Mas reestatizar é um processo que pode gerar conflitos, já que em muitos casos mexe, por exemplo, com a quebra de contrato. Muitos casos acabam em processos de arbitragem internacional e em custos pesados para os Governos.
Vários países acabam sendo processados em milhões e bilhões de dólares por isso. É uma barreira que impõe um custo alto às reestatizações e que pode impedir a decisão soberana e democrática de um país de retomar o controlo de um serviço essencial.
Então, que fazer? Se as empresas estatais, com frequência, também entregam serviços insuficientes e são pouco transparentes, o que é especialmente verdade em países em desenvolvimento, por que deveriam os cidadãos confiar nelas?
Mas no que diz respeito a determinados serviços em contextos específicos de cada país, existem hoje sérias dúvidas se a gestão pública, aliada a um forte controlo democrático, não é mais efetiva em prover esses serviços, no longo prazo. No mais, ela tende a ser mais responsiva às preocupações ambientais e às demandas políticas dos cidadãos.
Mas vale repetir que não é só por ser público que o serviço será melhor. A gestão pública tem que ser democraticamente controlada. Ela tem que prestar contas e tem que ser responsabilizada, para garantir que haja um controlo democrático efetivo da sua atuação.

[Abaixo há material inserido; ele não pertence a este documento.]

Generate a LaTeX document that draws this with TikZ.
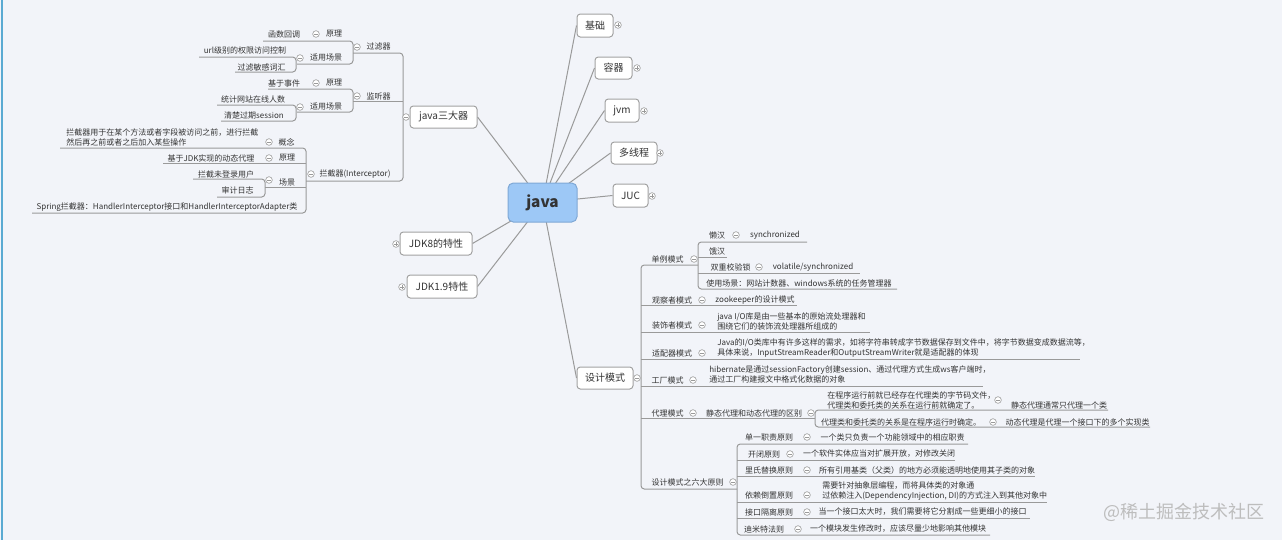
\documentclass[tikz,border=0pt]{standalone}
\usepackage{fontspec}
\setmainfont{Noto Sans CJK SC}
\pgfdeclarelayer{bg}
\pgfdeclarelayer{edges}
\pgfsetlayers{bg,edges,main}
\definecolor{bgc}{HTML}{F2F4F9}
\definecolor{linec}{HTML}{9A9A9A}
\definecolor{boxc}{HTML}{A2A2A2}
\definecolor{txt}{HTML}{333333}
\definecolor{javafill}{HTML}{9DC8F6}
\definecolor{javadraw}{HTML}{7FA8D6}
\definecolor{leftbar}{HTML}{5AAAD2}
\definecolor{wmc}{HTML}{BDBDBD}
\definecolor{circc}{HTML}{9A9A9A}
\tikzset{
  topic/.style={draw=boxc, fill=white, rounded corners=2.5pt, line width=0.75pt,
    font=\fontsize{7.5}{9}\selectfont, text=txt, inner sep=0pt},
  javabox/.style={draw=javadraw, fill=javafill, rounded corners=4pt, line width=0.75pt,
    minimum width=51.75pt, minimum height=29.25pt, text=txt,
    font=\fontsize{11.5}{13}\selectfont\bfseries},
  lab/.style={font=\fontsize{6}{7.5}\selectfont, text=txt, inner sep=0pt},
  mlab/.style={lab, align=left, anchor=west},
  mc/.style={circle, draw=circc, fill=white, line width=0.45pt, minimum size=5pt, inner sep=0pt,
    path picture={\draw[circc, line width=0.5pt] ([xshift=-1.5pt]path picture bounding box.center) -- ([xshift=1.5pt]path picture bounding box.center);}},
  pc/.style={circle, draw=circc, fill=white, line width=0.45pt, minimum size=5pt, inner sep=0pt,
    path picture={\draw[circc, line width=0.5pt] ([xshift=-1.5pt]path picture bounding box.center) -- ([xshift=1.5pt]path picture bounding box.center)
      ([yshift=-1.5pt]path picture bounding box.center) -- ([yshift=1.5pt]path picture bounding box.center);}},
  conn/.style={draw=linec, line width=0.75pt},
  ul/.style={draw=linec, line width=0.75pt, rounded corners=2.5pt},
}
\begin{document}
\begin{tikzpicture}[x=0.75pt,y=-0.75pt]
\begin{pgfonlayer}{bg}
\fill[bgc] (0,0) rectangle (1282,540);
\fill[leftbar] (0.6,0) rectangle (2.8,540);
\end{pgfonlayer}
\useasboundingbox (0,0) rectangle (1282,540);

% central and main topics
\node[javabox] (java) at (542.5,202.5) {java};
\node[topic, minimum width=27pt, minimum height=17.25pt] (jc) at (595,25.5) {基础};
\node[topic, minimum width=27.75pt, minimum height=16.5pt] (rq) at (613.5,68) {容器};
\node[topic, minimum width=25.5pt, minimum height=17.25pt] (jvm) at (622,110.5) {jvm};
\node[topic, minimum width=34.5pt, minimum height=16.5pt] (dxc) at (634,153) {多线程};
\node[topic, minimum width=26.25pt, minimum height=17.25pt] (juc) at (630.5,195.5) {JUC};
\node[topic, minimum width=50.25pt, minimum height=16.5pt] (sdq) at (443.5,117) {java三大器};
\node[topic, minimum width=54pt, minimum height=17.25pt] (jdk8) at (436,243.5) {JDK8的特性};
\node[topic, minimum width=52.5pt, minimum height=17.25pt] (jdk9) at (442,286.5) {JDK1.9特性};
\node[topic, minimum width=42pt, minimum height=16.5pt] (sjms) at (605,378) {设计模式};

\node[pc] (jcp) at (618,25) {};
\node[pc] (rqp) at (637,68) {};
\node[pc] (jvmp) at (644,111) {};
\node[pc] (dxcp) at (660,153) {};
\node[pc] (jucp) at (652,196) {};
\node[pc] (jdk8p) at (396,244) {};
\node[pc] (jdk9p) at (402,287) {};

\begin{pgfonlayer}{edges}
\draw[conn] (java.center) -- (jc.west);
\draw[conn] (java.center) -- (rq.west);
\draw[conn] (java.center) -- (jvm.west);
\draw[conn] (java.center) -- (dxc.west);
\draw[conn] (java.center) -- (juc.west);
\draw[conn] (java.center) -- (sdq.east);
\draw[conn] (java.center) -- (jdk8.east);
\draw[conn] (java.center) -- (jdk9.east);
\draw[conn] (java.center) -- (sjms.west);

% ---- left tree lines
\draw[ul] (353,53) -- (403,53) -- (403,181) -- (306,181);
\draw[ul] (353,101) -- (403,101);
\draw[ul] (263,41) -- (353,41) -- (353,64) -- (297,64);
\draw[ul] (199,57) -- (296,57) -- (296,72) -- (235,72);
\draw[ul] (268,89) -- (353,89) -- (353,112) -- (297,112);
\draw[ul] (217,105) -- (296,105) -- (296,121) -- (221,121);
\draw[ul] (60,148) -- (306,148) -- (306,213) -- (32,213);
\draw[ul] (163,163) -- (306,163);
\draw[ul] (265,187) -- (306,187);
\draw[ul] (193,179) -- (265,179) -- (265,197) -- (217,197);

% ---- right tree lines
\draw[ul] (698,265) -- (641,265) -- (641,489) -- (737,489);
\draw[ul] (641,305) -- (797,305);
\draw[ul] (641,332) -- (870,332);
\draw[ul] (641,359) -- (1080,359);
\draw[ul] (641,386) -- (983,386);
\draw[ul] (641,418) -- (815,418);
\draw[ul] (807,242) -- (698,242) -- (698,289) -- (897,289);
\draw[ul] (698,257) -- (727,257);
\draw[ul] (698,273) -- (860,273);
\draw[ul] (1108,410) -- (815,410) -- (815,427) -- (1150,427);
\draw[ul] (968,444) -- (737,444) -- (737,535) -- (990,535);
\draw[ul] (737,460) -- (955,460);
\draw[ul] (737,476) -- (1035,476);
\draw[ul] (737,502) -- (1047,502);
\draw[ul] (737,518) -- (1030,518);
\end{pgfonlayer}

\node[mc] (sdqm) at (406,117) {};
\node[mc] (sjmsm) at (637,378) {};

% ---- left tree labels
\node[lab] (glq) at (378.5,46) {过滤器};
\node[mc] (glqm) at (357,47) {};
\node[lab] (glqy) at (334,34) {原理};
\node[mc] (glqym) at (316,34) {};
\node[lab] (hshd) at (284,34) {函数回调};
\node[lab] (glqc) at (326,58) {适用场景};
\node[mc] (glqcm) at (300,58) {};
\node[lab] (url) at (245,50) {url级别的权限访问控制};
\node[lab] (mgc) at (261.5,67) {过滤敏感词汇};

\node[lab] (jtq) at (378.5,96) {监听器};
\node[mc] (jtqm) at (357,96) {};
\node[lab] (jtqy) at (334,83) {原理};
\node[mc] (jtqym) at (316,83) {};
\node[lab] (jysj) at (284,83) {基于事件};
\node[lab] (jtqc) at (326,107) {适用场景};
\node[mc] (jtqcm) at (300,107) {};
\node[lab] (tj) at (253,99) {统计网站在线人数};
\node[lab] (qc) at (254,115) {清楚过期session};

\node[lab] (ljq) at (355,174) {拦截器(Interceptor)};
\node[mc] (ljqm) at (311,174) {};
\node[lab] (gn) at (286.5,142) {概念};
\node[mc] (gnm) at (269,142) {};
\node[mlab] (gnt) at (66,137) {拦截器用于在某个方法或者字段被访问之前，进行拦截\\然后再之前或者之后加入某些操作};
\node[lab] (ljqy) at (287,158) {原理};
\node[mc] (ljqym) at (269,158) {};
\node[lab] (jdkdl) at (211,158) {基于JDK实现的动态代理};
\node[lab] (cj) at (287,183) {场景};
\node[mc] (cjm) at (269,180) {};
\node[lab] (wdl) at (226,174) {拦截未登录用户};
\node[lab] (sjrz) at (237.5,190) {审计日志};
\node[lab] (spr) at (167,207) {Spring拦截器：HandlerInterceptor接口和HandlerInterceptorAdapter类};

% ---- right tree labels
\node[lab] (dl) at (667.5,259) {单例模式};
\node[mc] (dlm) at (694,259) {};
\node[lab] (lh) at (717,235) {懒汉};
\node[mc] (lhm) at (736,235) {};
\node[lab] (syn) at (775,235) {synchronized};
\node[lab] (eh) at (717,251) {饿汉};
\node[lab] (scjys) at (730.5,267) {双重校验锁};
\node[mc] (scjysm) at (759,267) {};
\node[lab] (vs) at (813,267) {volatile/synchronized};
\node[lab] (sycj) at (799,283) {使用场景：网站计数器、windows系统的任务管理器};

\node[lab] (gcz) at (672,300) {观察者模式};
\node[mc] (gczm) at (702,300) {};
\node[lab] (zk) at (755,300) {zookeeper的设计模式};
\node[lab] (zsz) at (672,325) {装饰者模式};
\node[mc] (zszm) at (702,325) {};
\node[mlab] (zszt) at (717,321) {java I/O库是由一些基本的原始流处理器和\\围绕它们的装饰流处理器所组成的};
\node[lab] (spq) at (672,353) {适配器模式};
\node[mc] (spqm) at (702,353) {};
\node[mlab] (spqt) at (717,348) {Java的I/O类库中有许多这样的需求，如将字符串转成字节数据保存到文件中，将字节数据变成数据流等，\\具体来说，InputStreamReader和OutputStreamWriter就是适配器的体现};
\node[lab] (gcms) at (667.5,380) {工厂模式};
\node[mc] (gcmsm) at (693,380) {};
\node[mlab] (gct) at (709,374.5) {hibernate是通过sessionFactory创建session、通过代理方式生成ws客户端时，\\通过工厂构建报文中格式化数据的对象};
\node[lab] (dlms) at (667.5,413) {代理模式};
\node[mc] (dlmsm) at (693,413) {};
\node[lab] (qb) at (754,413) {静态代理和动态代理的区别};
\node[mc] (qbm) at (811,413) {};
\node[mlab] (jtdl) at (827,400) {在程序运行前就已经存在代理类的字节码文件，\\代理类和委托类的关系在运行前就确定了。};
\node[mc] (jtdlm) at (998,400) {};
\node[lab] (jtt) at (1059,405) {静态代理通常只代理一个类};
\node[lab] (dtdl) at (901,422) {代理类和委托类的关系是在程序运行时确定。};
\node[mc] (dtdlm) at (993,422) {};
\node[lab] (dtt) at (1077.5,422) {动态代理是代理一个接口下的多个实现类};

\node[lab] (ldyz) at (687.5,482) {设计模式之六大原则};
\node[mc] (ldyzm) at (733,482) {};
\node[lab] (dyzz) at (769,437) {单一职责原则};
\node[mc] (dyzzm) at (807,437) {};
\node[lab] (dyzzt) at (892.5,437) {一个类只负责一个功能领域中的相应职责};
\node[lab] (kb) at (764,454) {开闭原则};
\node[mc] (kbm) at (790,454) {};
\node[lab] (kbt) at (879,454) {一个软件实体应当对扩展开放，对修改关闭};
\node[lab] (lsth) at (769,470) {里氏替换原则};
\node[mc] (lsthm) at (807,470) {};
\node[lab] (lstht) at (927,470) {所有引用基类（父类）的地方必须能透明地使用其子类的对象};
\node[lab] (ylda) at (769,495) {依赖倒置原则};
\node[mc] (yldam) at (807,495) {};
\node[mlab] (yldat) at (822,491) {需要针对抽象层编程，而将具体类的对象通\\过依赖注入(DependencyInjection, DI)的方式注入到其他对象中};
\node[lab] (jkgl) at (769,512) {接口隔离原则};
\node[mc] (jkglm) at (807,512) {};
\node[lab] (jkglt) at (922.5,512) {当一个接口太大时，我们需要将它分割成一些更细小的接口};
\node[lab] (dmt) at (764,529) {迪米特法则};
\node[mc] (dmtm) at (798,529) {};
\node[lab] (dmtt) at (898,529) {一个模块发生修改时，应该尽量少地影响其他模块};

\node[font=\fontsize{13.5}{15}\selectfont, text=wmc, inner sep=0pt] (wm) at (1184,512) {@稀土掘金技术社区};
\end{tikzpicture}
\end{document}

Mas a análise comparada mostra, também, que esta é uma matéria que levanta muitas questões e suscita preocupações de diversa natureza, circunstancia que tem levado as autoridades públicas a um maior investimento no seu conhecimento, procurando, não só analisar outras experiências, sistematizar processos de boas práticas, produzir orientações e alterações legais, mas também apostar na criação de organismos públicos que possam fomentar o conhecimento especializado em várias vertentes.